Ryan Smythe ‘15 / Emertainment Monthly Staff Writer
Clocking in at a mere 98 minutes, Hercules very well may be the shortest action blockbuster of the summer. But, surprisingly, that only adds to its presentation. Director Brett Ratner, despite his previous tragic attempt to recreate a childhood classic (X-Men: The Last Stand), successfully adapted this classic Greek myth into a modern blockbuster. This time around, he received the help of screenwriters Ryan J. Condal and Evan Spiliotopoulos and original comic (Hercules: The Thracian Wars) writer Steve Moore. There are several issues involving Moore, but details of that will come after the review section.
Dwayne “The Rock” Johnson as Hercules is perfect casting. Much like André the Giant portraying Fezzik in The Princess Bride, Johnson flexes his bulging muscles, and gives friendly advice to those close to him- all while standing head and shoulders above the rest of the cast and several of the horses. Hercules’ change from murderous jerk in the original tales to morally sound friend to those in need works very well here, giving a strong role model for the rest of the cast to grow around, as well as any impressionable audience members. His conflict with the potential darker side creates interesting growth in the character, preventing the hero from lapsing into boring, “I’m the good guy, so you should root for me but not think about it,” territory that so many movies fall into.
The supporting cast, while not spectacular or original, do their jobs effectively. Hercules’ crew are deadly in battle, perform their choreography flawlessly with the help of the stunt team and cinematographer Dante Spinotti, and don’t fumble over the handful of lines each are given to progress the plot. The writers do a good job hiding the weaker actors, giving the bulk of the lines to Johnson, his knife-throwing best friend Autolycus (Rufus Sewell), and the snarky fortune teller Amphiaraus (Ian McShane). The major scenes generally involve some combination of the three discussing plans, with McShane closing out the dialogue with some quip about the future. It’s a simple structure, but the occasional addition of Lord Cotys (John Hurt) keeps it fresh enough that it doesn’t feel too boring in between the fighting.
The action scenes, while not of the same scope as the Lord of the Rings franchise, utilize various camera angles to show off both the bloodcurdling ferocity of the warriors as well as the sheer size of the armies involved. In one scene in particular, the very first battle with Hercules as the leader of an army, opens at ground level. The troops lock in formation, while Hercules’ crew stands on the outside, showing off their lethality in battle. This gives the audience a clear image of what the soldiers would see, before pulling back for an aerial view. With the ground level context, this wide shot becomes exponentially more terrifying, because while the audience gets to see a fraction of the bloodshed, there were ten times the number of troops coming in from other angles.

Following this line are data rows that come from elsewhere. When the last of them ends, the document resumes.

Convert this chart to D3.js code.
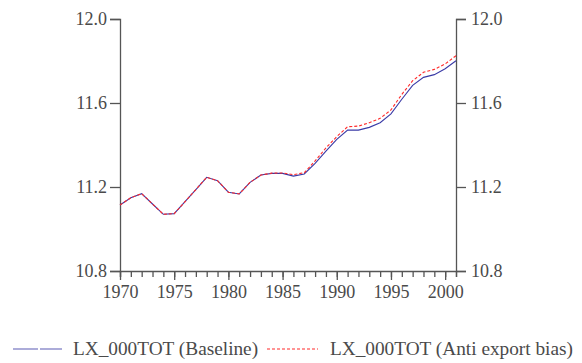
<!DOCTYPE html>
<html>
<head>
<meta charset="utf-8">
<script src="https://cdn.jsdelivr.net/npm/d3@7"></script>
<style>
  body { margin: 0; background: #fff; }
  svg { display: block; }
  text { font-family: "Liberation Serif", "Times New Roman", serif; fill: #4a4a4a; }
</style>
</head>
<body>
<div id="chart"></div>
<script>
// years and the two series
const years = d3.range(1970, 2002);
const baseline = [11.114, 11.149, 11.168, 11.119, 11.070, 11.073, 11.130, 11.188, 11.246, 11.230,
                  11.175, 11.167, 11.222, 11.257, 11.265, 11.265, 11.252, 11.262, 11.313, 11.371,
                  11.427, 11.471, 11.471, 11.484, 11.506, 11.548, 11.618, 11.684, 11.722, 11.735,
                  11.763, 11.801];
const antiExport = [11.114, 11.149, 11.168, 11.119, 11.070, 11.073, 11.130, 11.188, 11.246, 11.230,
                    11.175, 11.167, 11.222, 11.257, 11.266, 11.267, 11.259, 11.268, 11.324, 11.386,
                    11.440, 11.487, 11.490, 11.506, 11.527, 11.567, 11.641, 11.706, 11.746, 11.760,
                    11.786, 11.825];
const yTicks = [10.8, 11.2, 11.6, 12.0];
const xLabels = [1970, 1975, 1980, 1985, 1990, 1995, 2000];
const seriesNames = ["LX_000TOT (Baseline)", "LX_000TOT (Anti export bias)"];

const width = 582;
const height = 363;
const marginTop = 19;
const marginRight = 126;
const marginBottom = 92;
const marginLeft = 120;
const axisColor = "#555";

const x = d3.scaleLinear()
    .domain([1970, 2001])
    .range([marginLeft, width - marginRight]);

const y = d3.scaleLinear()
    .domain([10.8, 12.0])
    .range([height - marginBottom, marginTop]);

const svg = d3.select("#chart").append("svg")
    .attr("width", width)
    .attr("height", height);

// left axis
svg.append("g")
    .attr("transform", `translate(${marginLeft},0)`)
    .call(d3.axisLeft(y).tickValues(yTicks).tickFormat(d3.format(".1f")).tickSize(10).tickPadding(3))
    .call(g => g.selectAll("path, line").attr("stroke", axisColor).attr("stroke-width", 1.3))
    .call(g => g.selectAll("text").attr("font-size", 18).attr("font-family", null).attr("fill", null));

// right axis
svg.append("g")
    .attr("transform", `translate(${width - marginRight},0)`)
    .call(d3.axisRight(y).tickValues(yTicks).tickFormat(d3.format(".1f")).tickSize(10).tickPadding(5))
    .call(g => g.selectAll("path, line").attr("stroke", axisColor).attr("stroke-width", 1.3))
    .call(g => g.selectAll("text").attr("font-size", 18).attr("font-family", null).attr("fill", null));

// bottom axis: minor tick every year, longer ones every 5 years
const xAxis = svg.append("g")
    .attr("transform", `translate(0,${height - marginBottom})`);

xAxis.call(d3.axisBottom(x).tickValues(years).tickFormat("").tickSizeOuter(0).tickSize(6))
    .call(g => g.selectAll("path, line").attr("stroke", axisColor).attr("stroke-width", 1.3));

xAxis.append("g")
    .call(d3.axisBottom(x).tickValues(xLabels).tickFormat(d3.format("d")).tickSize(9).tickPadding(5))
    .call(g => g.select(".domain").remove())
    .call(g => g.selectAll("line").attr("stroke", axisColor).attr("stroke-width", 1.3))
    .call(g => g.selectAll("text").attr("font-size", 18).attr("font-family", null).attr("fill", null));

// lines
const line = d3.line()
    .x((d, i) => x(years[i]))
    .y(d => y(d));

svg.append("path")
    .datum(baseline)
    .attr("d", line)
    .attr("fill", "none")
    .attr("stroke", "#3a3aa6")
    .attr("stroke-width", 1.1);

svg.append("path")
    .datum(antiExport)
    .attr("d", line)
    .attr("fill", "none")
    .attr("stroke", "#ff2a2a")
    .attr("stroke-width", 1.1)
    .attr("stroke-dasharray", "3,2");

// legend
const legendY = 349;
const legend = svg.append("g");

legend.append("line")
    .attr("x1", 13).attr("x2", 62)
    .attr("y1", legendY).attr("y2", legendY)
    .attr("stroke", "#5a5ab4")
    .attr("stroke-width", 1.2)
    .attr("stroke-dasharray", "25,2");

legend.append("text")
    .attr("x", 73).attr("y", legendY + 6)
    .attr("font-size", 19.3)
    .text(seriesNames[0]);

legend.append("line")
    .attr("x1", 267).attr("x2", 318)
    .attr("y1", legendY).attr("y2", legendY)
    .attr("stroke", "#ff2a2a")
    .attr("stroke-width", 1.1)
    .attr("stroke-dasharray", "3,2");

legend.append("text")
    .attr("x", 330).attr("y", legendY + 6)
    .attr("font-size", 19.3)
    .text(seriesNames[1]);
</script>
</body>
</html>
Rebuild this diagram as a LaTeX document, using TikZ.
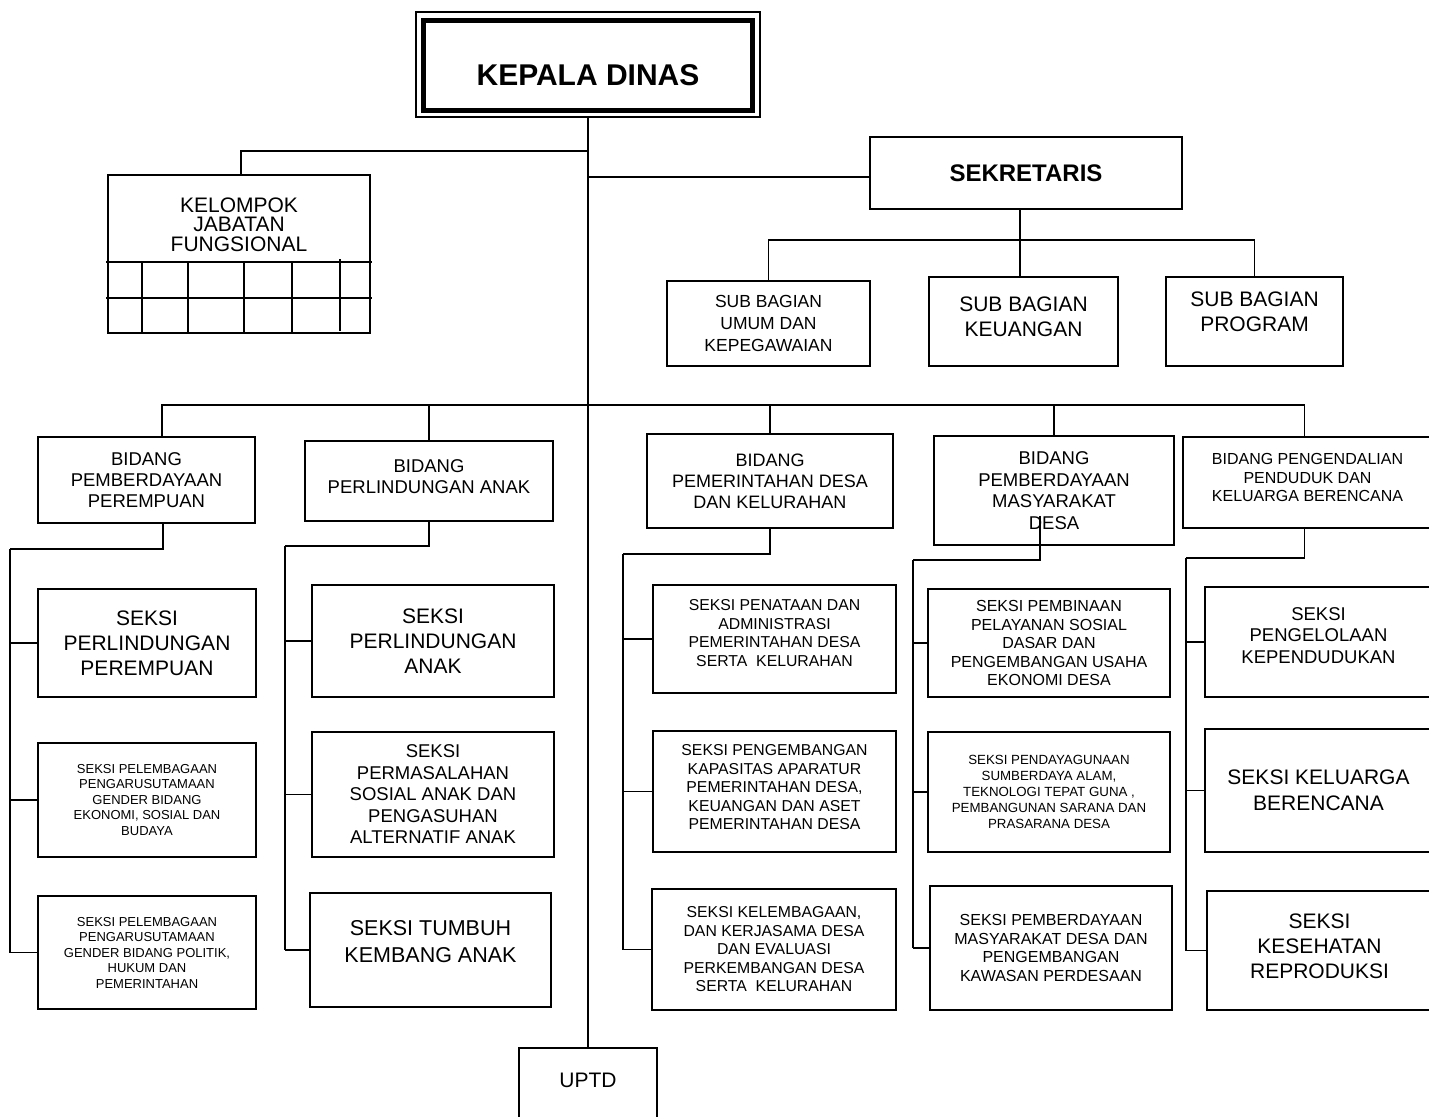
\documentclass[tikz,border=0pt]{standalone}
\usepackage{fontspec}
\setmainfont{Liberation Sans}
\newcommand\fs[2]{\fontsize{#1}{#2}\selectfont}
\newcommand\up[1]{\rule[-#1]{0pt}{0pt}}
\newcommand\dn[1]{\rule{0pt}{#1}}
\newcommand\orgbox[7][]{%
  \pgfmathsetmacro\bw{#5-#3}\pgfmathsetmacro\bh{#6-#4}%
  \node[box,minimum width=\bw pt,minimum height=\bh pt,#1] (#2) at ({(#3+#5)/2},{(#4+#6)/2}) {#7};}
\tikzset{
  box/.style={draw=black,line width=1.7pt,rectangle,inner sep=0pt,align=center,fill=white},
  conn/.style={draw=black,line width=1.7pt},
  gridline/.style={draw=black,line width=1.1pt},
}
\begin{document}
\begin{tikzpicture}[x=1pt,y=-1pt]
\useasboundingbox (0,0) rectangle (1429,1116);
\clip (0,0) rectangle (1429,1116);
\fill[white] (0,0) rectangle (1429,1116);

% coordinates for connector corners
\coordinate (jk) at (588,151);
\coordinate (js) at (588,177);
\coordinate (sb) at (1020,240);
\coordinate (bb) at (588,405);
\coordinate (r1) at (10,549);
\coordinate (r2) at (285,546);
\coordinate (r3) at (623,554);
\coordinate (r4) at (913,560);
\coordinate (r5) at (1186,558);

% Kepala Dinas and UPTD with the main vertical line
\orgbox[font=\bfseries\fs{30}{36},line width=1.3pt]{kd}{416}{12}{760}{117}{\dn{43pt}KEPALA DINAS}
\orgbox[font=\fs{21}{24}]{uptd}{519}{1048}{657}{1130}{UPTD\up{18pt}}
\draw[conn] (kd.south) -- (uptd.north);
\draw[line width=5pt] ([xshift=8.5pt,yshift=-9pt]kd.north west) rectangle ([xshift=-8.5pt,yshift=7pt]kd.south east);

% Kelompok jabatan fungsional
\orgbox[font=\fs{21}{19.5}]{kjf}{108}{175}{370}{333}{KELOMPOK\\JABATAN\\FUNGSIONAL\up{59pt}}
\draw[conn] (jk) -| ([xshift=2pt]kjf.north);
\draw[gridline] (106,262) -- (372,262);
\draw[gridline] (106,298) -- (372,298);
\foreach \gx in {142,188,244,292}{\draw[gridline] (\gx,262) -- (\gx,333);}
\draw[gridline] (340,259) -- (340,331);

% Sekretaris
\orgbox[font=\bfseries\fs{24}{27}]{sek}{870}{137}{1182}{209}{SEKRETARIS}
\draw[conn] (js) -- (js -| sek.west);
\orgbox[font=\fs{17.5}{22}]{umum}{667}{281}{870}{366}{SUB BAGIAN\\UMUM DAN\\KEPEGAWAIAN}
\orgbox[font=\fs{21}{25}]{keu}{929}{277}{1118}{366}{SUB BAGIAN\\KEUANGAN\up{10pt}}
\orgbox[font=\fs{21}{25}]{prog}{1166}{277}{1343}{366}{SUB BAGIAN\\PROGRAM\up{19pt}}
\draw[conn] ([xshift=-6pt]sek.south) -- ([xshift=-6pt]sek.south |- keu.north);
\draw[conn] (umum.north) |- (sb) -| (prog.north);

% Bidang
\orgbox[font=\fs{18.5}{21}]{b1}{38}{437}{255}{523}{BIDANG\\PEMBERDAYAAN\\PEREMPUAN}
\orgbox[font=\fs{18.5}{21}]{b2}{305}{441}{553}{521}{BIDANG\\PERLINDUNGAN ANAK\up{9pt}}
\orgbox[font=\fs{18}{21}]{b3}{647}{434}{893}{528}{BIDANG\\PEMERINTAHAN DESA\\DAN KELURAHAN}
\orgbox[font=\fs{18.5}{21.5}]{b4}{934}{436}{1174}{545}{BIDANG\\PEMBERDAYAAN\\MASYARAKAT\\DESA}
\orgbox[font=\fs{16}{18.5}]{b5}{1183}{437}{1432}{528}{BIDANG PENGENDALIAN\\PENDUDUK DAN\\KELUARGA BERENCANA\up{10pt}}
\draw[conn] ([xshift=15.5pt]b1.north) |- (bb) -| ([xshift=-3pt]b5.north);
\draw[conn] (b2.north) -- (b2.north |- bb);
\draw[conn] (b3.north) -- (b3.north |- bb);
\draw[conn] (b4.north) -- (b4.north |- bb);

% Seksi - Bidang 1
\orgbox[font=\fs{21}{25}]{s1a}{38}{589}{256}{697}{SEKSI\\PERLINDUNGAN\\PEREMPUAN}
\orgbox[font=\fs{13}{15.5}]{s1b}{38}{743}{256}{857}{SEKSI PELEMBAGAAN\\PENGARUSUTAMAAN\\GENDER BIDANG\\EKONOMI, SOSIAL DAN\\BUDAYA}
\orgbox[font=\fs{13}{15.5}]{s1c}{38}{896}{256}{1009}{SEKSI PELEMBAGAAN\\PENGARUSUTAMAAN\\GENDER BIDANG POLITIK,\\HUKUM DAN\\PEMERINTAHAN}
\draw[conn] ([xshift=16.5pt]b1.south) |- (r1);
\draw[conn] (r1) -- (r1 |- s1c.west);
\draw[conn] (r1 |- s1a.west) -- (s1a.west);
\draw[conn] (r1 |- s1b.west) -- (s1b.west);
\draw[conn] (r1 |- s1c.west) -- (s1c.west);

% Seksi - Bidang 2
\orgbox[font=\fs{21}{25}]{s2a}{312}{585}{554}{697}{SEKSI\\PERLINDUNGAN\\ANAK}
\orgbox[font=\fs{18.5}{21.5}]{s2b}{312}{732}{554}{857}{SEKSI\\PERMASALAHAN\\SOSIAL ANAK DAN\\PENGASUHAN\\ALTERNATIF ANAK}
\orgbox[font=\fs{21.5}{26.5}]{s2c}{310}{893}{551}{1007}{SEKSI TUMBUH\\KEMBANG ANAK\up{17pt}}
\draw[conn] (b2.south) |- (r2);
\draw[conn] (r2) -- (r2 |- s2c.west);
\draw[conn] (r2 |- s2a.west) -- (s2a.west);
\draw[conn] (r2 |- s2b.west) -- (s2b.west);
\draw[conn] (r2 |- s2c.west) -- (s2c.west);

% Seksi - Bidang 3
\orgbox[font=\fs{15.8}{18.5}]{s3a}{653}{585}{896}{693}{SEKSI PENATAAN DAN\\ADMINISTRASI\\PEMERINTAHAN DESA\\SERTA\ \ KELURAHAN\up{12pt}}
\orgbox[font=\fs{15.8}{18.5}]{s3b}{653}{731}{896}{852}{SEKSI PENGEMBANGAN\\KAPASITAS APARATUR\\PEMERINTAHAN DESA,\\KEUANGAN DAN ASET\\PEMERINTAHAN DESA\up{9pt}}
\orgbox[font=\fs{15.8}{18.5}]{s3c}{652}{889}{896}{1010}{SEKSI KELEMBAGAAN,\\DAN KERJASAMA DESA\\DAN EVALUASI\\PERKEMBANGAN DESA\\SERTA\ \ KELURAHAN}
\draw[conn] (b3.south) |- (r3);
\draw[conn] (r3) -- (r3 |- s3c.west);
\draw[conn] (r3 |- s3a.west) -- (s3a.west);
\draw[conn] (r3 |- s3b.west) -- (s3b.west);
\draw[conn] (r3 |- s3c.west) -- (s3c.west);

% Seksi - Bidang 4
\orgbox[font=\fs{16}{18.5}]{s4a}{928}{589}{1170}{697}{SEKSI PEMBINAAN\\PELAYANAN SOSIAL\\DASAR DAN\\PENGEMBANGAN USAHA\\EKONOMI DESA}
\orgbox[font=\fs{13.3}{16}]{s4b}{928}{732}{1170}{852}{SEKSI PENDAYAGUNAAN\\SUMBERDAYA ALAM,\\TEKNOLOGI TEPAT GUNA ,\\PEMBANGUNAN SARANA DAN\\PRASARANA DESA}
\orgbox[font=\fs{16}{18.8}]{s4c}{930}{886}{1172}{1010}{SEKSI PEMBERDAYAAN\\MASYARAKAT DESA DAN\\PENGEMBANGAN\\KAWASAN PERDESAAN}
\draw[conn] ([xshift=-14pt,yshift=30pt]b4.south) |- (r4);
\draw[conn] (r4) -- (r4 |- s4c.west);
\draw[conn] (r4 |- s4a.west) -- (s4a.west);
\draw[conn] (r4 |- s4b.west) -- (s4b.west);
\draw[conn] (r4 |- s4c.west) -- (s4c.west);

% Seksi - Bidang 5
\orgbox[font=\fs{18.5}{21.5}]{s5a}{1205}{587}{1432}{697}{SEKSI\\PENGELOLAAN\\KEPENDUDUKAN\up{13pt}}
\orgbox[font=\fs{21}{26}]{s5b}{1205}{729}{1432}{852}{SEKSI KELUARGA\\BERENCANA}
\orgbox[font=\fs{21}{25}]{s5c}{1207}{891}{1432}{1010}{SEKSI\\KESEHATAN\\REPRODUKSI\up{8pt}}
\draw[conn] ([xshift=-3pt]b5.south) |- (r5);
\draw[conn] (r5) -- (r5 |- s5c.west);
\draw[conn] (r5 |- s5a.west) -- (s5a.west);
\draw[conn] (r5 |- s5b.west) -- (s5b.west);
\draw[conn] (r5 |- s5c.west) -- (s5c.west);
\end{tikzpicture}
\end{document}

Despite all of the positives to Hercules, the way Moore was treated leading up to the film and after his death does more than raise eyebrows. In an interview with Bleeding Cool, Moore’s longtime friend and fellow writer Alan Moore (no relation) called for a boycott of the film, stating that Moore received no compensation for the use of his creation, and his desire for his name to not be used in conjunction with the film was blatantly ignored after his death earlier this year.
The unfortunate, and contractually “legal” way this film’s marketing used Moore to drum up interest worked moderately well, netting $29.8 million on the opening weekend. It has a ways to go before it hits the $100 million budget mark, and with the release of Guardians of the Galaxy, it needs more than a little bit of muscle and posthumous marketing to hit its goal.